A reminder to stock up on Eltroxin, a prescription that Kevin has to take every day because he has an inactive thyroid.
22 ACROSS: Small social insects typically living in highly organised colonies (4).
The answer is surely ants, which also happens to be the archaic meaning of our surname – Emmett.
29 DOWN: A hinged, door-like cover, often louvered, for closing off a window (7).
Every window in our new house in Spain now has a pull-down shutter. Having these made and installed was perhaps the least inexpensive addition at La Otra Casa – and one of the best investments. I’m looking forward to not waking up at 5:00 a.m. because daybreak is illuminating the bedroom. I have wonderful memories of holidays at Casa Alta when I would wake up in pitch darkness and grope my way to the bathroom … to find that it was after 9:00 a.m., and I had had about 10 hours’ sleep.
21 and 26 ACROSS: New Zealand coloratura soprano born in 1944 (4,2,6).
I remembered that Kiri Te Kanawa sang at the royal wedding of Charles and Diana in 1981. The day before that wedding, my mother, sisters and I walked the route Diana would be taking to St. Paul’s Cathedral. And I’ve already got my ‘plane ticket to go to the UK at the end of April, when my sisters and I will walk the route that William and Kate will take to Westminster Abbey.
11 DOWN: The London site of St. Paul’s Cathedral (7,4).
Well, what a coincidence. I was walking up Ludgate Hill in July 1981.
14 ACROSS: Loose-fitting nightclothes comprising a jacket or top and trousers (7).
I have just donated to the charity shop at least five sets of pyjamas. (Well, they weren’t actually pyjamas, more like ridiculous lacy lingerie that covered almost nothing and certainly didn’t keep me warm).
A favourite joke: “Husband to wife: Oh, no! Not another cast-iron nightgown. What happened to the sexy, slinky things you wore when we first got married?” Wife to husband: “I didn’t get cold then.”
23 ACROSS: The publication of defamatory matter in permanent form (5).

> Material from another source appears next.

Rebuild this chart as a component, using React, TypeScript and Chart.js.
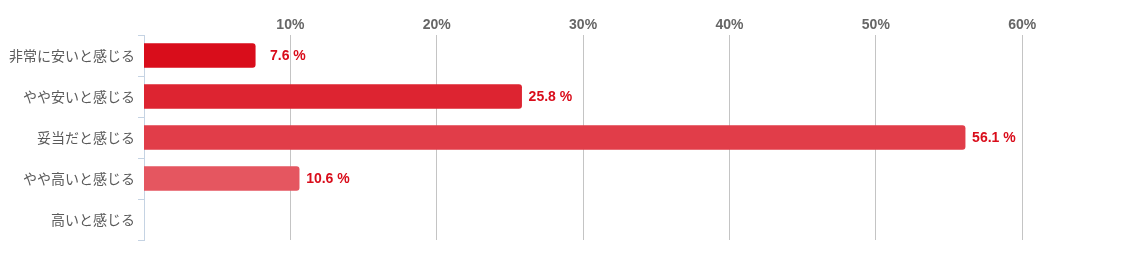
import React, { useEffect, useRef } from "react";
import { Chart, registerables } from "chart.js";

Chart.register(...registerables);

const categories = ["非常に安いと感じる", "やや安いと感じる", "妥当だと感じる", "やや高いと感じる", "高いと感じる"];
const values = [7.6, 25.8, 56.1, 10.6, 0];
const barColors = ["#d90d1b", "#dd2431", "#e13d49", "#e55660", "#e96f77"];
const xTicks = [10, 20, 30, 40, 50, 60];

const valueLabels = {
  id: "valueLabels",
  afterDatasetsDraw(chart: any) {
    const ctx = chart.ctx;
    const meta = chart.getDatasetMeta(0);
    ctx.save();
    ctx.font = "bold 14px 'Liberation Sans', Arial, sans-serif";
    ctx.fillStyle = "#d90d1b";
    ctx.textAlign = "right";
    ctx.textBaseline = "middle";
    const boxW = ctx.measureText("00.0 %").width;
    meta.data.forEach((bar: any, i: number) => {
      const v = values[i];
      if (!v) return;
      ctx.fillText(v.toFixed(1) + " %", bar.x + 7 + boxW, bar.y + 1);
    });
    ctx.restore();
  },
};

export default function App() {
  const ref = useRef<HTMLCanvasElement>(null);
  useEffect(() => {
    const chart = new Chart(ref.current!, {
      type: "bar",
      data: {
        labels: categories,
        datasets: [
          {
            data: values,
            backgroundColor: (c: any) => (values[c.dataIndex] ? barColors[c.dataIndex] : "rgba(0,0,0,0)"),
            barThickness: 24,
            borderRadius: 3,
            borderSkipped: "start",
          },
        ],
      },
      options: {
        indexAxis: "y",
        animation: false,
        responsive: true,
        maintainAspectRatio: false,
        layout: { padding: { left: 0, right: 14, top: 0, bottom: 15 } },
        plugins: { legend: { display: false }, tooltip: { enabled: false } },
        scales: {
          x: {
            position: "top",
            min: 0,
            max: 66,
            afterBuildTicks: (s: any) => {
              s.ticks = xTicks.map((v) => ({ value: v }));
            },
            afterFit: (s: any) => {
              s.height = 35;
            },
            grid: { color: "#c4c4c4", drawTicks: false, lineWidth: 1 },
            border: { display: false },
            ticks: {
              padding: 1,
              color: "#666666",
              font: { family: "'Liberation Sans', Arial, sans-serif", size: 14, weight: "bold" },
              callback: (v: any) => v + "%",
            },
          },
          y: {
            afterFit: (s: any) => {
              s.width = 144;
            },
            grid: { drawOnChartArea: false, color: "#c5d3e3", tickLength: 6 },
            border: { color: "#c5d3e3" },
            ticks: {
              padding: 3,
              color: "#5a5a5a",
              font: { family: "'Noto Sans CJK JP', sans-serif", size: 14 },
            },
          },
        },
      },
      plugins: [valueLabels],
    });
    return () => chart.destroy();
  }, []);
  return (
    <div style={{ position: "fixed", left: 0, top: 0, width: 1124, height: 255, background: "#fff" }}>
      <canvas ref={ref} />
    </div>
  );
}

I could be facing a suit for libel if I write to the local newspapers with my feelings about the local telephone and TV licence companies. As non-permanent-residents of South Africa, we had to pay a 70-euro deposit to get a telephone line. We want the line cut off at the end of March, when we leave. It will then take a minimum of three to four months to get our deposit back. We won’t have a bank account here at that time … so I’m now trying to make 70 Euros’ worth of telephone calls in the next three weeks. (Anyone in South America want me to give them a ring?)
Regarding the TV licence (renewable annually for about 25 Euros), ours expired on February 28th. On March 4th I received an SMS: “Please pay R250.00 by 06/03/11 or penalties will be levied.” I called SABC to say that I was leaving the country and would not be renewing the licence. I was asked to send them a copy of my (one-way) ticket to prove that I am leaving the country, plus a copy of the inventory, to prove I was taking the TV with us and not selling it on to someone who would then watch it licence-free. (You cannot buy a TV in the shops here unless you first have a TV licence). The bureaucracy/red tape I’ve faced as I’ve tried to get services and direct-debit orders discontinued has been unbelievable.
24 DOWN: A strong and sturdy person; a robust supporter (8).
I am definitely being a stalwart in this moving process. The packers started today, and have made several requests for ‘fillers’ for underneath the seats of the dining chairs. I’ve been rummaging through cupboards to find towels, sheets, cushions, curtains … anything pliable that will stuff under the chair seats. I’m not sure what we’ll be using to dry off after our morning shower tomorrow: toilet paper? (Or did they already pack that, too?)
And, finally, 1 ACROSS: Accomplished or supremely skilled (10).
Although I couldn’t answer four of the crossword clues (I haven’t yet had chance, for example, to ‘Google’ “The conjectured author of the 14th-century poem Piers Plowman”), I believe I am a consummate general knowledge crossword player.
The cryptic crossword, however, is another matter entirely.